Last Man really is Price’s finest hour. He portrays Morgan with a sadness and feeling of madness held at bay that he never was able to capture for any other character. Morgan becomes a reluctant Christ, desperate to save the world, if for no other reason than he doesn’t want to be alone any longer. Needing to kill the vampires not out of hate or rage any longer but out of necessity, and, truly, out of habit. He has nothing else to do. Why does he remain where the vampires know he lives? Why doesn’t he run? Because what is the point? In the end they will always be at him, always want him (again like Christ running from the Romans, what would the point be?), and to him it is better to live or die in the place he loves and has a connection to than to let them make him run.

The only modern films that come close to the feeling of despair that this film is able to create, the feeling that the world has ended are probably Romero’s Dead films and 28 Days Later, because both show a world that truly has ended, and those that remain must either flee or fight. Even Don Siegel’’s Invasion of the Body Snatchers doesn’t have the same power as Last Man, creating more a fear of the self and the other than it does of an empty world inhabited by ghosts and monsters. The film takes full advantage of the story as well, showing empty city streets, emptied suburbs. The world a vast graveyard. The world falling apart as the disease spreads, the streets filled again with death squads come to take families to their deaths.

The beauty of I Am Legend and Last Man On Earth is that there is so much going on, beneath the surface, behind the scenes, so much that speaks to the human experience, to what, who, and where we are, that these things make the novel and film transcend their genre trappings to become allegories for a fallen religious icon, and a fallen society.

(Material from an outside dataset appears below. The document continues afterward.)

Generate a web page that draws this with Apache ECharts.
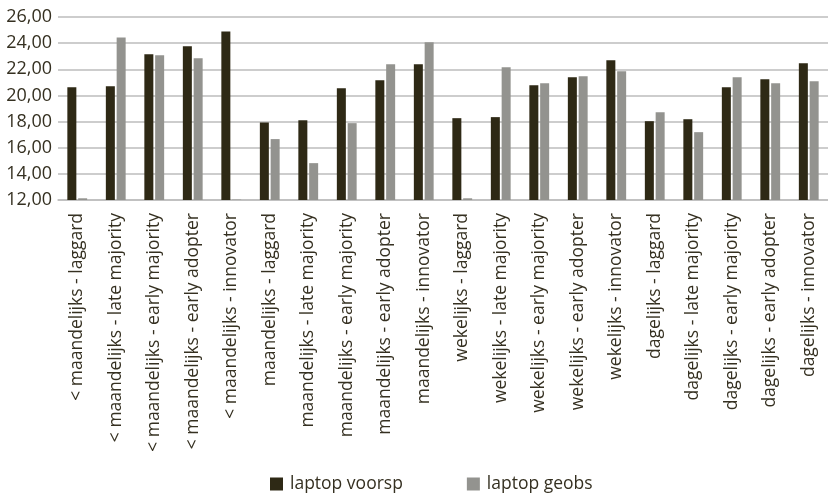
<!DOCTYPE html>
<html>
<head>
<meta charset="utf-8">
<script src="https://cdn.jsdelivr.net/npm/echarts@6/dist/echarts.min.js"></script>
<style>
  html, body { margin: 0; padding: 0; background: #ffffff; }
  #chart { width: 828px; height: 493px; }
</style>
</head>
<body>
<div id="chart"></div>
<script>
// Categories: usage frequency - adopter type
const categories = [
  '< maandelijks - laggard',
  '< maandelijks - late majority',
  '< maandelijks - early majority',
  '< maandelijks - early adopter',
  '< maandelijks - innovator',
  'maandelijks - laggard',
  'maandelijks - late majority',
  'maandelijks - early majority',
  'maandelijks - early adopter',
  'maandelijks - innovator',
  'wekelijks - laggard',
  'wekelijks - late majority',
  'wekelijks - early majority',
  'wekelijks - early adopter',
  'wekelijks - innovator',
  'dagelijks - laggard',
  'dagelijks - late majority',
  'dagelijks - early majority',
  'dagelijks - early adopter',
  'dagelijks - innovator'
];

const laptopVoorsp = [
  20.63, 20.70, 23.15, 23.76, 24.90,
  17.93, 18.10, 20.55, 21.16, 22.38,
  18.26, 18.34, 20.78, 21.39, 22.69,
  18.03, 18.18, 20.63, 21.24, 22.46
];

const laptopGeobs = [
  12.13, 24.44, 23.07, 22.84, 12.03,
  16.66, 14.82, 17.88, 22.38, 24.06,
  12.13, 22.15, 20.93, 21.47, 21.85,
  18.72, 17.19, 21.39, 20.93, 21.08
];

const seriesNames = ['laptop voorsp', 'laptop geobs'];

const textColor = '#353021';
const fontFamily = '"Open Sans", "Noto Sans", sans-serif';

const chart = echarts.init(document.getElementById('chart'), null, { renderer: 'canvas' });

chart.setOption({
  animation: false,
  backgroundColor: '#ffffff',
  textStyle: { fontFamily: fontFamily, color: textColor },
  grid: { left: 58, top: 17, width: 780, height: 183, containLabel: false },
  legend: {
    data: seriesNames,
    left: 270,
    top: 475,
    padding: 0,
    itemWidth: 13,
    itemHeight: 13,
    itemGap: 64,
    icon: 'rect',
    textStyle: { fontSize: 17.5, color: textColor, fontFamily: fontFamily, padding: [0, 0, 0, 2] }
  },
  xAxis: {
    type: 'category',
    data: categories,
    axisLine: { show: true, lineStyle: { color: '#bdbdbd', width: 1.5 } },
    axisTick: { show: false },
    axisLabel: {
      rotate: 90,
      interval: 0,
      margin: 13,
      fontSize: 17.5,
      color: textColor,
      fontFamily: fontFamily
    }
  },
  yAxis: {
    type: 'value',
    min: 12,
    max: 26,
    interval: 2,
    axisLine: { show: false },
    axisTick: { show: false },
    splitLine: { show: true, lineStyle: { color: '#bdbdbd', width: 1.5 } },
    axisLabel: {
      margin: 6,
      fontSize: 18,
      color: textColor,
      fontFamily: fontFamily,
      formatter: v => v.toFixed(2).replace('.', ',')
    }
  },
  series: [
    {
      name: seriesNames[0],
      type: 'bar',
      data: laptopVoorsp,
      barWidth: 9,
      barGap: '20%',
      itemStyle: { color: '#2e2915' }
    },
    {
      name: seriesNames[1],
      type: 'bar',
      data: laptopGeobs,
      barWidth: 9,
      itemStyle: { color: '#93938f' }
    }
  ]
});
</script>
</body>
</html>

Last Man On Earth is a brilliant film. Quiet and mournful, the film is a requiem for mankind, and as such, is beautiful. And in the end it isn’t so much a vampire film, a monster movie, as it is the movie about the last man on earth, and what it is to be the last of a doomed breed. The last dinosaur left to watch as Man takes its place at the head of the food chain. Price is wonderful in his role, and the film truly is a classic that deserves to be re-discovered. The Charlton Heston remake – Omega Man feels too much like a modern action movie, even pushing the Christ ideas so far as to all but ram them down your throat. It’s too much. Which is why I like Last Man so very much. Because in it, it’s the quiet, the peace that is deadly, the silence lurking like a thing, waiting to devour all that dare remain. A truly wonderful film.